Shirley Lee was an excellent pathologist. She seemed, to John Winters, to have no other personality. She always dressed in an expensive gray or navy blue suit with stern lines and a skirt cut sharply at midknee. The high heels she favored seemed more like weapons as they clattered down the industrial hallway warning everyone to be on their guard, rather than an attempt to appear attractive and feminine. She wore her long black hair in a tight bun scraped back off her face. She didn’t crack jokes or engage in friendly small talk. Winters got the feeling that the morgue assistant, Russ, lived in terror of the diminutive doctor with the penetrating black eyes and thin-lipped mouth.
It was unusual, in fact unprecedented, for her to walk with Winters after she’d torn off her surgical gloves and said she’d have her report ready shortly.
“They say,” she said, drawing the words out, “she was walking her dog.”
“Yup. On the old railroad track above town.”
They passed a janitor rubbing her mop across dirty boot prints and snowmelt.
“Someone shot her.”
“So it would seem.”
“Why?”
They reached the doors to the parking lot. Outside, sun shone on mounds of freshly plowed snow.
“If I knew why, I’d be a lot closer to finding the one who did it.” Winters studied Shirley Lee. She never asked
why.
The why of violent death wasn’t her job. He’d seen her carve up bodies of small children while showing as much emotion as if she were repairing a toaster. Today, something moved behind her eyes. She swallowed.
“Has it come to that? Here?”
“To what? It’s an isolated incident, Doc.
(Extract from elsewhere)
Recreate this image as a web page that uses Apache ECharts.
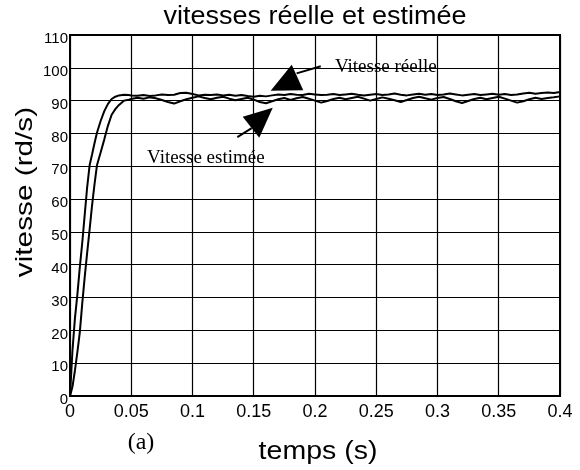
<!DOCTYPE html>
<html>
<head>
<meta charset="utf-8">
<script src="https://cdn.jsdelivr.net/npm/echarts@6/dist/echarts.min.js"></script>
<style>
html, body { margin: 0; padding: 0; background: #fff; }
#main { width: 580px; height: 470px; }
</style>
</head>
<body>
<div id="main"></div>
<script>
var myChart = echarts.init(document.getElementById('main'));

// temps (s)
var temps = [
    0, 0.002, 0.004, 0.006, 0.008, 0.010, 0.012, 0.014, 0.016, 0.018,
    0.020, 0.022, 0.025, 0.028, 0.031, 0.034, 0.037, 0.040, 0.044, 0.048,
    0.050, 0.055, 0.060, 0.065, 0.070, 0.075, 0.080, 0.085, 0.090, 0.095,
    0.100, 0.105, 0.110, 0.115, 0.120, 0.125, 0.130, 0.135, 0.140, 0.145,
    0.150, 0.155, 0.160, 0.165, 0.170, 0.175, 0.180, 0.185, 0.190, 0.195,
    0.200, 0.205, 0.210, 0.215, 0.220, 0.225, 0.230, 0.235, 0.240, 0.245,
    0.250, 0.255, 0.260, 0.265, 0.270, 0.275, 0.280, 0.285, 0.290, 0.295,
    0.300, 0.305, 0.310, 0.315, 0.320, 0.325, 0.330, 0.335, 0.340, 0.345,
    0.350, 0.355, 0.360, 0.365, 0.370, 0.375, 0.380, 0.385, 0.390, 0.395,
    0.400
];

// vitesse réelle (rd/s)
var vitesseReelle = [
    0, 13.8, 23.6, 30.8, 39.2, 46.7, 55.2, 63.6, 70.3, 73.6,
    77.0, 80.2, 83.8, 86.8, 89.0, 90.5, 91.2, 91.6, 91.8, 91.7,
    91.6, 91.5, 91.7, 91.4, 91.6, 91.9, 91.7, 91.8, 92.3, 92.4,
    92.0, 91.6, 91.8, 91.7, 91.9, 91.6, 91.8, 91.5, 91.7, 91.4,
    91.2, 91.5, 91.3, 91.6, 91.9, 91.7, 92.0, 91.8, 91.7, 92.1,
    91.9, 91.7, 91.8, 92.0, 91.7, 91.9, 92.1, 91.8, 91.6, 91.8,
    92.0, 91.7, 91.9, 92.2, 91.8, 91.6, 91.9, 92.1, 91.8, 92.0,
    91.7, 91.9, 92.2, 91.9, 91.6, 91.8, 92.0, 91.7, 91.9, 92.1,
    91.8, 92.0, 91.7, 91.9, 92.2, 92.4, 92.1, 92.3, 92.5, 92.3,
    92.6
];

// vitesse estimée (rd/s)
var vitesseEstimee = [
    0, 2.8, 7.7, 13.3, 19.4, 28.2, 36.2, 43.6, 50.7, 58.1,
    64.5, 70.3, 74.2, 78.2, 82.4, 85.7, 87.4, 88.7, 90.0, 90.3,
    90.5, 90.9, 90.6, 91.0, 90.7, 90.2, 89.6, 89.1, 89.8, 90.4,
    90.9, 91.3, 90.8, 90.4, 90.9, 91.2, 90.6, 90.1, 90.5, 90.9,
    90.3, 89.6, 89.2, 89.8, 90.4, 90.8, 90.2, 90.7, 91.1, 90.6,
    90.0, 89.4, 89.9, 90.5, 90.9, 90.4, 90.8, 91.2, 90.6, 90.0,
    90.5, 91.0, 90.6, 90.1, 89.6, 90.2, 90.8, 91.2, 90.7, 90.3,
    90.8, 91.1, 90.5, 89.8, 89.3, 89.9, 90.5, 90.9, 90.4, 90.8,
    91.2, 90.6, 90.0, 89.4, 89.8, 90.4, 90.9, 90.5, 90.8, 91.0,
    91.3
];

// annotations (coordonnées en données : [temps, vitesse])
var flecheReelle = [[0.181, 100.9], [0.1638, 93.0], [0.1904, 93.2]];
var traitReelle = [[0.185, 98.3], [0.2047, 100.5]];
var flecheEstimee = [[0.1655, 87.8], [0.141, 85.1], [0.1545, 78.7]];
var traitEstimee = [[0.1483, 81.6], [0.1366, 78.9]];
var etiquettes = [
    ['Vitesse réelle', 0.2163, 100.2],
    ['Vitesse estimée', 0.0629, 72.5]
];

function paires(xs, ys) {
    var out = [];
    for (var i = 0; i < xs.length; i++) out.push([xs[i], ys[i]]);
    return out;
}

var sans = '"Liberation Sans", Arial, sans-serif';
var serif = '"Liberation Serif", "Times New Roman", serif';

option = {
    animation: false,
    backgroundColor: '#fff',
    grid: {
        left: 70,
        right: 20,
        top: 35,
        bottom: 74,
        show: true,
        borderColor: '#000',
        borderWidth: 2
    },
    xAxis: {
        type: 'value',
        min: 0,
        max: 0.4,
        interval: 0.05,
        axisLine: { show: true, lineStyle: { color: '#000', width: 2 } },
        axisTick: { show: false },
        splitLine: { show: true, lineStyle: { color: '#000', width: 1.2 } },
        axisLabel: {
            color: '#000',
            fontSize: 18,
            fontFamily: sans,
            margin: 7
        }
    },
    yAxis: {
        type: 'value',
        min: 0,
        max: 110,
        interval: 10,
        axisLine: { show: true, lineStyle: { color: '#000', width: 2 } },
        axisTick: { show: false },
        splitLine: { show: true, lineStyle: { color: '#000', width: 1.2 } },
        axisLabel: {
            color: '#000',
            fontSize: 15,
            fontFamily: sans,
            margin: 2,
            verticalAlign: 'top',
            lineHeight: 8
        }
    },
    series: [
        {
            name: 'Vitesse réelle',
            type: 'line',
            data: paires(temps, vitesseReelle),
            showSymbol: false,
            lineStyle: { color: '#000', width: 2 }
        },
        {
            name: 'Vitesse estimée',
            type: 'line',
            data: paires(temps, vitesseEstimee),
            showSymbol: false,
            lineStyle: { color: '#000', width: 2 }
        }
    ]
};

myChart.setOption(option);

function px(p) {
    return myChart.convertToPixel({ gridIndex: 0 }, p);
}

var graphics = [
    {
        type: 'text', x: 315, y: 17, scaleX: 1.08,
        style: { text: 'vitesses réelle et estimée', font: '25px ' + sans, fill: '#000',
                 align: 'center', verticalAlign: 'middle', textAlign: 'center', textVerticalAlign: 'middle' }
    },
    {
        type: 'text', x: 318, y: 452, scaleX: 1.14,
        style: { text: 'temps (s)', font: '25px ' + sans, fill: '#000',
                 align: 'center', verticalAlign: 'middle', textAlign: 'center', textVerticalAlign: 'middle' }
    },
    {
        type: 'text', x: 25, y: 192, rotation: Math.PI / 2, scaleX: 1.24,
        style: { text: 'vitesse (rd/s)', font: '24px ' + sans, fill: '#000',
                 align: 'center', verticalAlign: 'middle', textAlign: 'center', textVerticalAlign: 'middle' }
    },
    {
        type: 'text', x: 141, y: 443,
        style: { text: '(a)', font: '24px ' + serif, fill: '#000',
                 align: 'center', verticalAlign: 'middle', textAlign: 'center', textVerticalAlign: 'middle' }
    },
    { type: 'polygon', shape: { points: flecheReelle.map(px) }, style: { fill: '#000' } },
    { type: 'polyline', shape: { points: traitReelle.map(px) }, style: { stroke: '#000', lineWidth: 2, fill: null } },
    { type: 'polygon', shape: { points: flecheEstimee.map(px) }, style: { fill: '#000' } },
    { type: 'polyline', shape: { points: traitEstimee.map(px) }, style: { stroke: '#000', lineWidth: 2, fill: null } }
];

etiquettes.forEach(function (e) {
    var p = px([e[1], e[2]]);
    graphics.push({
        type: 'text', x: p[0], y: p[1],
        style: { text: e[0], font: '19px ' + serif, fill: '#000',
                 align: 'left', verticalAlign: 'middle', textAlign: 'left', textVerticalAlign: 'middle' }
    });
});

myChart.setOption({ graphic: graphics });
</script>
</body>
</html>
We’ll get to the bottom of it. I’m guessing mistaken identity until I know more. Doctor Lee? Shirley?”
She shook her head, like a dog coming out of the water. She blinked several times, rapidly. When she looked at him again her eyes were their normal black chips.
“An isolated incident. Quite right. I’ll send you my report as soon as it’s ready, Sergeant Winters.” She half turned, her white lab coat swirling around her legs. “Oh, have a nice day.” She walked away, head up, heels tapping a furious rhythm. The janitor almost fell over her cleaning bucket in her haste to get out of the pathologist’s way.